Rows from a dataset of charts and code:
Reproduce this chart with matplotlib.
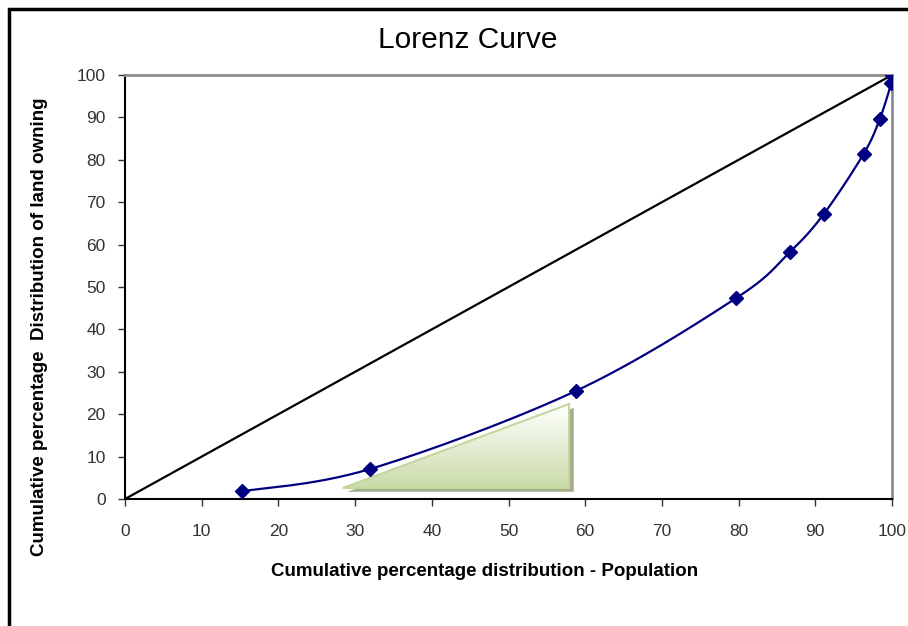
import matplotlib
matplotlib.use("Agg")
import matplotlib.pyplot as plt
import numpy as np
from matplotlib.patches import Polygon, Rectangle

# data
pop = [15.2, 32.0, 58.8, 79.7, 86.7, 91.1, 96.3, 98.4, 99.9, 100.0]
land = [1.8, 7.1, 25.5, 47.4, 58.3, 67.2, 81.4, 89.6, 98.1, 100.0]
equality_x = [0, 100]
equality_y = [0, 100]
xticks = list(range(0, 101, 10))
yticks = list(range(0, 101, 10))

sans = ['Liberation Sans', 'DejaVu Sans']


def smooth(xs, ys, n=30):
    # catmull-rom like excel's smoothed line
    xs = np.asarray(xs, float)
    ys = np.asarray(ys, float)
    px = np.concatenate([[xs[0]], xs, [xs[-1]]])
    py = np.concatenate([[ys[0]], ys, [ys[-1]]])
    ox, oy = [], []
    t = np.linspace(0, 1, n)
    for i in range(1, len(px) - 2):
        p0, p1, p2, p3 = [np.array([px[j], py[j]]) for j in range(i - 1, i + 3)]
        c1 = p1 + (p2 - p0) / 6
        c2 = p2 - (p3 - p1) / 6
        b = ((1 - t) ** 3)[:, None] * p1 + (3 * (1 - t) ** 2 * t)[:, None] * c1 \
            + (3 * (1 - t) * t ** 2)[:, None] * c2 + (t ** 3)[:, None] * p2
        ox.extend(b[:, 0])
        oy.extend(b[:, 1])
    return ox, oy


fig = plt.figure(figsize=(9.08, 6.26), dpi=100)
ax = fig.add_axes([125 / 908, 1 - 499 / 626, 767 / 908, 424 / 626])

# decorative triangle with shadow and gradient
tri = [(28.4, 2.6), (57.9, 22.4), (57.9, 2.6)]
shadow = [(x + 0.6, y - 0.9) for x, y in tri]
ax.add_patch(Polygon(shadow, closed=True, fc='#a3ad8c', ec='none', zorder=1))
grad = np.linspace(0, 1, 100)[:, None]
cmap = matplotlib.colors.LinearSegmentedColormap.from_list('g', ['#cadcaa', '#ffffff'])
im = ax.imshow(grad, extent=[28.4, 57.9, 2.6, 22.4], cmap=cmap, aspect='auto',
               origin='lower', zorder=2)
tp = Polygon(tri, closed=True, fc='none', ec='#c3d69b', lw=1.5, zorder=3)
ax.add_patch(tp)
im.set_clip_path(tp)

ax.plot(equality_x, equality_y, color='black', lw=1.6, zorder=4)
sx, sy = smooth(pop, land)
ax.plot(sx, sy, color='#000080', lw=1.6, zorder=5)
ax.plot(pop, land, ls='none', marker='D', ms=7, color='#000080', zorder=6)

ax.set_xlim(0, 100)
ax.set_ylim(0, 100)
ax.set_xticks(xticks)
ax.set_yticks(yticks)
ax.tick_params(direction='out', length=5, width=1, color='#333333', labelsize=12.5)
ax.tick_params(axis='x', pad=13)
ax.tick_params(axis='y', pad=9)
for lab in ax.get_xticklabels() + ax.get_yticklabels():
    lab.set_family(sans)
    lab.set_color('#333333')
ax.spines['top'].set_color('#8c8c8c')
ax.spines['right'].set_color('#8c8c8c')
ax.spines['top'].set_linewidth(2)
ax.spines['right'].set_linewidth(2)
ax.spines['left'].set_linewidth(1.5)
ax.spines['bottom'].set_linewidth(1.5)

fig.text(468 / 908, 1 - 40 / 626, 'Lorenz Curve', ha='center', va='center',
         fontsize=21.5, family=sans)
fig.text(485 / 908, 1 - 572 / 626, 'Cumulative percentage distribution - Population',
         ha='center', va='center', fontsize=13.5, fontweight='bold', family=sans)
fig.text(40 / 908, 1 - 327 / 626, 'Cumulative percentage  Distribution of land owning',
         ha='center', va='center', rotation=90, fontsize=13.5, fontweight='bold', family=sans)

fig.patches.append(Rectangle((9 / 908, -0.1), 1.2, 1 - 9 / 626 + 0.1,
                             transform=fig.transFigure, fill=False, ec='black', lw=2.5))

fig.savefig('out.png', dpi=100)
==
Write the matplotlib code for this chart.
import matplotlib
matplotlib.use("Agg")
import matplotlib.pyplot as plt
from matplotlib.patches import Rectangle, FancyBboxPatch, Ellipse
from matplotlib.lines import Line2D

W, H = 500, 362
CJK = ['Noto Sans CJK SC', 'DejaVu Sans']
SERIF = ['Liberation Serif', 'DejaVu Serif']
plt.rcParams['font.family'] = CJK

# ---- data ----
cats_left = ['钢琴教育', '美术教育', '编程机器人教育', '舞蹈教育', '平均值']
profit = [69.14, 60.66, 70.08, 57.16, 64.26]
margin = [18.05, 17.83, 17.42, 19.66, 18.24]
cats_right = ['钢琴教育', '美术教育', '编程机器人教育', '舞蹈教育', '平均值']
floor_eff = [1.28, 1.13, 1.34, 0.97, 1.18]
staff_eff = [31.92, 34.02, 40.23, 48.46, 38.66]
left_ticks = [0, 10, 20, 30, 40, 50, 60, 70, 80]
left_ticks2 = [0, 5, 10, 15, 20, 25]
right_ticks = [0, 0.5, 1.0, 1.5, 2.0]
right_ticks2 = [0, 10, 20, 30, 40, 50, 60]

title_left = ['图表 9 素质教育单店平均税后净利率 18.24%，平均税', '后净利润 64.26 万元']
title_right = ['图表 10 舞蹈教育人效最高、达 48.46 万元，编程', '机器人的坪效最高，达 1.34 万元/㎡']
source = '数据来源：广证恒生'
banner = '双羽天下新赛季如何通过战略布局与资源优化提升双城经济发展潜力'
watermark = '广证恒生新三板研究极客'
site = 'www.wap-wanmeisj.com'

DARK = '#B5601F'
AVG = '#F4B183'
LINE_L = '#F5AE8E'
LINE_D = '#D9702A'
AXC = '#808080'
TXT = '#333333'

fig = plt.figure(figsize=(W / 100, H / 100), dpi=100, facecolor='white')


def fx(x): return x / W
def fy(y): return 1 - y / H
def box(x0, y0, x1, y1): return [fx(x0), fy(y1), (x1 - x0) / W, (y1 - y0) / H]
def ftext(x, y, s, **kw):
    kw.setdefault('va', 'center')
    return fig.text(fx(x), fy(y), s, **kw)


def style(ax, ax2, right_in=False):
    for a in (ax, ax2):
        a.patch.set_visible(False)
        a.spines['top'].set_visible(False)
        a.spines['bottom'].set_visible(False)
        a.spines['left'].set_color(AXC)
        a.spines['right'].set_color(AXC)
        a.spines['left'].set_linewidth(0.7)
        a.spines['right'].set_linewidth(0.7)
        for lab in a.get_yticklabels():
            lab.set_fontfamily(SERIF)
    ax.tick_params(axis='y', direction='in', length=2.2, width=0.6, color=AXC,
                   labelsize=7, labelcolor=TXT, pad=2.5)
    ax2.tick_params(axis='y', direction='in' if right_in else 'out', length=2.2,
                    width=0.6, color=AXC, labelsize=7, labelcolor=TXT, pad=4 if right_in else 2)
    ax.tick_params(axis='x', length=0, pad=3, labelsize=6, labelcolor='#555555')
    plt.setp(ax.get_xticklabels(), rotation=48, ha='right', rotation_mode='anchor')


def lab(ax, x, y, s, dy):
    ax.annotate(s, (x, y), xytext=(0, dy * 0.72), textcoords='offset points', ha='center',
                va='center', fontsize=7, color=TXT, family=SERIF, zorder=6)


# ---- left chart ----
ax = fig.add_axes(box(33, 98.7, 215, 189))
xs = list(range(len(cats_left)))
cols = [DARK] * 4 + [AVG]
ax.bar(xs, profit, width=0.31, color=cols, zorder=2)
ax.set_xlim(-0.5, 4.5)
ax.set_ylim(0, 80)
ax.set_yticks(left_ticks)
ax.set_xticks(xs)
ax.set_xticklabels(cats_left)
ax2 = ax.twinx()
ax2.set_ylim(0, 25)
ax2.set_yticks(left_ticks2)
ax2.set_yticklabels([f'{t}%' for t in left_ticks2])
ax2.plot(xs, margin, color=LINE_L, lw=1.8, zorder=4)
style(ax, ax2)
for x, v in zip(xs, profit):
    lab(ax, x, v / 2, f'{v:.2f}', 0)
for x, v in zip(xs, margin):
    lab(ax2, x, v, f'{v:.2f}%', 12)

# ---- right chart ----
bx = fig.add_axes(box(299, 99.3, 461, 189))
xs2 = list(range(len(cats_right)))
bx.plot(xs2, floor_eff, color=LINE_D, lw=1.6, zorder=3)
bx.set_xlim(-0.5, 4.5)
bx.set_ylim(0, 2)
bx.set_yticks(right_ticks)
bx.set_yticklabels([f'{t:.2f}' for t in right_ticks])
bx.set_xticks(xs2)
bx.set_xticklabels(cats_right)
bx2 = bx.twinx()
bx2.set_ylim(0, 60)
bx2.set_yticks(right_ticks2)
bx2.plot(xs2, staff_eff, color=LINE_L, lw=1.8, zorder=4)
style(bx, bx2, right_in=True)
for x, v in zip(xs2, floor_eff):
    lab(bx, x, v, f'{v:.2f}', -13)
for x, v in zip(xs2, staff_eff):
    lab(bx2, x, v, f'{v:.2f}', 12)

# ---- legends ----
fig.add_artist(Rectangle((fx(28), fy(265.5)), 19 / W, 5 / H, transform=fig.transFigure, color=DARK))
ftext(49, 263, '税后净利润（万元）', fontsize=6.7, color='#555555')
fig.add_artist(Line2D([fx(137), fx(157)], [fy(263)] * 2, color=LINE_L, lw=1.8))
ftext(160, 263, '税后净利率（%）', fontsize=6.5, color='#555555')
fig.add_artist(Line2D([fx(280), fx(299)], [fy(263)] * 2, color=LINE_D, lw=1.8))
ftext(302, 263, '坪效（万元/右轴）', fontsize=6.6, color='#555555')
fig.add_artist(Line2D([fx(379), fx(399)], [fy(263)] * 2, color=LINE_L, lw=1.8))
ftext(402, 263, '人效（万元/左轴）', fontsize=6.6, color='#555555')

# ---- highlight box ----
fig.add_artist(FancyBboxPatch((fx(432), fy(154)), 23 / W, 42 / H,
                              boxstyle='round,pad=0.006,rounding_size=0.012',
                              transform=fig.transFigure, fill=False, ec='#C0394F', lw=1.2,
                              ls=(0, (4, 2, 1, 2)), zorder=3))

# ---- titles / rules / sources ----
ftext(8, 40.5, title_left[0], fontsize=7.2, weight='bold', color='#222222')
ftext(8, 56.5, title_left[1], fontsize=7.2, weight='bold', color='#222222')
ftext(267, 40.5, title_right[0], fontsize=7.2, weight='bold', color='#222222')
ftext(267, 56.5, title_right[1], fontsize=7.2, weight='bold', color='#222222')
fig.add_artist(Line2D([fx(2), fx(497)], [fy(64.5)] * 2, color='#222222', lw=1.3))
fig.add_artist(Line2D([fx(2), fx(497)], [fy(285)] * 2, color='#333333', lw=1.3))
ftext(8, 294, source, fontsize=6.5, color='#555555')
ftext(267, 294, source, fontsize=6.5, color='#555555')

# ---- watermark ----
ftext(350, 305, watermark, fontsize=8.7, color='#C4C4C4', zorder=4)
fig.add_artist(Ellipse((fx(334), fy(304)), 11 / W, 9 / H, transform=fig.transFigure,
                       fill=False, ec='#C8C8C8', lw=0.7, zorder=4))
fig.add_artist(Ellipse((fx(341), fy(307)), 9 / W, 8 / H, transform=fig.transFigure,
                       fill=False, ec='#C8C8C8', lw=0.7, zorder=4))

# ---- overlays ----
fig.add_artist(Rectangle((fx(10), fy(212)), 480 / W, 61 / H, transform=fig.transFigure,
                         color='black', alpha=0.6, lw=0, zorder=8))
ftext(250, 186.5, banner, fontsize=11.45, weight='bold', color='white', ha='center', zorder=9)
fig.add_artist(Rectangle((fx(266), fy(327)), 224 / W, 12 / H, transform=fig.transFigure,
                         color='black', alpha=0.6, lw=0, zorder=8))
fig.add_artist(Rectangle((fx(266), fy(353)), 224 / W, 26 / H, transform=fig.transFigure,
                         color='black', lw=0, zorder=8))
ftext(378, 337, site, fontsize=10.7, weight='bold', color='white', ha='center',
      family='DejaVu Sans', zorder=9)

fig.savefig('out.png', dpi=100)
--
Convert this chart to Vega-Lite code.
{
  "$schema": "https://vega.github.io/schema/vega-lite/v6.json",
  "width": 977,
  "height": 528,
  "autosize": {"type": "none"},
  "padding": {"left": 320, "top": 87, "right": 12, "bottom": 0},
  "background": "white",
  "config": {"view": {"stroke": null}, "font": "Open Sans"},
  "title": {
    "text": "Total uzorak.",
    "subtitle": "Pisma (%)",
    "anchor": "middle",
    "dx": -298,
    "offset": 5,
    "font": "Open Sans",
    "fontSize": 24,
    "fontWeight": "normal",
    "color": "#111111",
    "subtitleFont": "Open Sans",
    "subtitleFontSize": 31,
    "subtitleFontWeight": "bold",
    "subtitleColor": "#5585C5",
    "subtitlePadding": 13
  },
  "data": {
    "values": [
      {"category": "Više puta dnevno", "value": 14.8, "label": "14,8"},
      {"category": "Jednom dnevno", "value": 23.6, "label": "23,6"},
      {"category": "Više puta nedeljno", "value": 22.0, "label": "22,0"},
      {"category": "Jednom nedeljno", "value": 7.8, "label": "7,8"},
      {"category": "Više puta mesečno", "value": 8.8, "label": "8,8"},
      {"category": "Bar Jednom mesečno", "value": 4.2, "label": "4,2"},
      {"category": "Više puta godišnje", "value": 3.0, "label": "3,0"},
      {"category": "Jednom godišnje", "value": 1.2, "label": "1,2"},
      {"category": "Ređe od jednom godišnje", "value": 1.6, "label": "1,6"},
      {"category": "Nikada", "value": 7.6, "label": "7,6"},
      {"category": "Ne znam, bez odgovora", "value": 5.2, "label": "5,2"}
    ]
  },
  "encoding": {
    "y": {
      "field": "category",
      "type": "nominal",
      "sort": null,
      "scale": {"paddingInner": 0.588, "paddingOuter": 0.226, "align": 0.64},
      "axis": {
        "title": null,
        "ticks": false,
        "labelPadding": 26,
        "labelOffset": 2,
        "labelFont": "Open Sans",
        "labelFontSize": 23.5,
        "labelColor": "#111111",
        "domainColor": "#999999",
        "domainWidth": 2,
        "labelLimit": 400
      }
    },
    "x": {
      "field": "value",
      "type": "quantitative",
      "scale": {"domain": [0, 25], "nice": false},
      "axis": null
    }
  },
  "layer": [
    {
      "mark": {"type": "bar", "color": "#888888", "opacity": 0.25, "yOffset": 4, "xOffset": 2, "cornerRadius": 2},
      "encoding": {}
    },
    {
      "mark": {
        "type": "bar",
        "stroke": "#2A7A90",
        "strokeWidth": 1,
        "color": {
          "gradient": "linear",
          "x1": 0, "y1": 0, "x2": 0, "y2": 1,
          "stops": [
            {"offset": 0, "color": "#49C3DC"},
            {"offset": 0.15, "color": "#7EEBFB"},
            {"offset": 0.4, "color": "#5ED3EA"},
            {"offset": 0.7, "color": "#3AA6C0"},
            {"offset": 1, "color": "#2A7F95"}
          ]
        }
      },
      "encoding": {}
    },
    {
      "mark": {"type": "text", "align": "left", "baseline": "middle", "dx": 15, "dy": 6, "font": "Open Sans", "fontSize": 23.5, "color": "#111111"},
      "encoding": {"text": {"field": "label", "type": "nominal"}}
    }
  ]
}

### STATED PROBLEM
Everything from the line with "Reproduce this chart with matplotlib." down to the line with "ax = fig.add_axes([125" in the data above should be copied exactly, with both end lines kept and the pictures left out.

### ANSWER TO THE PROBLEM
Reproduce this chart with matplotlib.
import matplotlib
matplotlib.use("Agg")
import matplotlib.pyplot as plt
import numpy as np
from matplotlib.patches import Polygon, Rectangle

# data
pop = [15.2, 32.0, 58.8, 79.7, 86.7, 91.1, 96.3, 98.4, 99.9, 100.0]
land = [1.8, 7.1, 25.5, 47.4, 58.3, 67.2, 81.4, 89.6, 98.1, 100.0]
equality_x = [0, 100]
equality_y = [0, 100]
xticks = list(range(0, 101, 10))
yticks = list(range(0, 101, 10))

sans = ['Liberation Sans', 'DejaVu Sans']


def smooth(xs, ys, n=30):
    # catmull-rom like excel's smoothed line
    xs = np.asarray(xs, float)
    ys = np.asarray(ys, float)
    px = np.concatenate([[xs[0]], xs, [xs[-1]]])
    py = np.concatenate([[ys[0]], ys, [ys[-1]]])
    ox, oy = [], []
    t = np.linspace(0, 1, n)
    for i in range(1, len(px) - 2):
        p0, p1, p2, p3 = [np.array([px[j], py[j]]) for j in range(i - 1, i + 3)]
        c1 = p1 + (p2 - p0) / 6
        c2 = p2 - (p3 - p1) / 6
        b = ((1 - t) ** 3)[:, None] * p1 + (3 * (1 - t) ** 2 * t)[:, None] * c1 \
            + (3 * (1 - t) * t ** 2)[:, None] * c2 + (t ** 3)[:, None] * p2
        ox.extend(b[:, 0])
        oy.extend(b[:, 1])
    return ox, oy


fig = plt.figure(figsize=(9.08, 6.26), dpi=100)
ax = fig.add_axes([125 / 908, 1 - 499 / 626, 767 / 908, 424 / 626])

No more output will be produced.